No Association Between Hepatitis C And Diabetes
A new study has found no association between hepatitis C and diabetes in the United States, despite previous research that suggested a clear link.
Maryland-based researchers looked at 15,128 participants in the National Health and Nutrition Examination Survey between 1999 and 2000. They found that among participants, 1.8 percent had the hepatitis C virus (HCV), 7.3 percent had diagnosed diabetes, 3.2 percent had undiagnosed diabetes and 42.8 percent had prediabetes.
Researchers found that those with HCV antibodies were no more likely to have diabetes or prediabetes than those without HCV.
According to the Hepatitis C Trust website, those with the hepatitis C virus (HCV) were more likely to develop type 2 diabetes.

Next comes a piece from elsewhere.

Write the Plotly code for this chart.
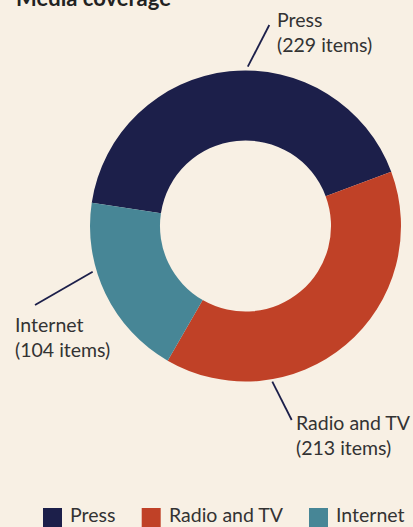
import plotly.graph_objects as go

# ---- data ----
categories = ["Press", "Radio and TV", "Internet"]
items = [229, 213, 104]
colors = ["#1c1f4a", "#c04127", "#478696"]

W, H = 413, 527
BG = "#f8f0e4"
FONT = "Lato"
TXT = "#333333"
FS = 19.5


def px(x):
    return x / W


def py(y):
    return 1 - y / H


fig = go.Figure()
fig.add_trace(go.Pie(
    labels=categories,
    values=items,
    hole=0.55,
    sort=False,
    direction="clockwise",
    rotation=-81.4,
    marker=dict(colors=colors, line=dict(width=0)),
    textinfo="none",
    hoverinfo="label+value",
    domain=dict(x=[px(90), px(401)], y=[py(381.5), py(70.5)]),
    showlegend=False,
))

# outside labels with leader lines (layout positions)
label_pos = [  # (text-left x, block-centre y) in px
    (275, 32),
    (294, 435),
    (13, 337),
]
leaders = [  # line endpoints in px
    ((247.8, 66.7), (269.3, 25.0)),
    ((272.3, 381.7), (291.7, 420.0)),
    ((92.7, 271.7), (35.0, 305.0)),
]
annotations = []
shapes = []
for cat, val, (lx, ly), ((x0, y0), (x1, y1)) in zip(categories, items, label_pos, leaders):
    annotations.append(dict(
        text=f"{cat}<br>({val} items)", x=px(lx), y=py(ly), xref="paper", yref="paper",
        xanchor="left", yanchor="middle", align="left", showarrow=False,
        font=dict(family=FONT, size=FS, color=TXT),
    ))
    shapes.append(dict(type="line", xref="paper", yref="paper",
                       x0=px(x0), y0=py(y0), x1=px(x1), y1=py(y1),
                       line=dict(color="#1c1f4a", width=1.8)))

# custom legend (square swatches)
legend_x = [43, 141.7, 309]
for cat, col, lx in zip(categories, colors, legend_x):
    shapes.append(dict(type="rect", xref="paper", yref="paper",
                       x0=px(lx), x1=px(lx + 19), y0=py(527), y1=py(508),
                       fillcolor=col, line=dict(width=0)))
    annotations.append(dict(
        text=cat, x=px(lx + 25), y=py(514), xref="paper", yref="paper",
        xanchor="left", yanchor="middle", showarrow=False,
        font=dict(family=FONT, size=FS, color=TXT),
    ))

fig.update_layout(
    width=W, height=H,
    margin=dict(l=0, r=0, t=0, b=0),
    paper_bgcolor=BG, plot_bgcolor=BG,
    title=dict(text="<b>Media coverage</b>", xref="container", yref="container",
               x=px(16), xanchor="left", y=py(6), yanchor="bottom",
               font=dict(family=FONT, size=22, color="#222222")),
    annotations=annotations,
    shapes=shapes,
    showlegend=False,
)

fig.write_html("out.html")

The educational foundation attributed the link to increased accumulation of fat in the liver caused by HCV. That excess fat, the group says, may prevent the absorption of excess glucose, so it remains in the blood.
This new study, however, debunks that opinion.
Researchers found that those with HCV markers did have elevated liver enzyme levels, but those levels also occurred in those with diabetes, even if they did not have HCV.
“In the US population, we were unable to demonstrate an association of HCV infection with diabetes,” researchers wrote. “Elevated liver enzyme activities were associated with both diabetes and insulin resistance. We suggest that previous reports of relationships of HCV with diabetes may, in large measure, have been the result of this effect of elevated liver enzymes.”
The study appeared in the journal Hepatology.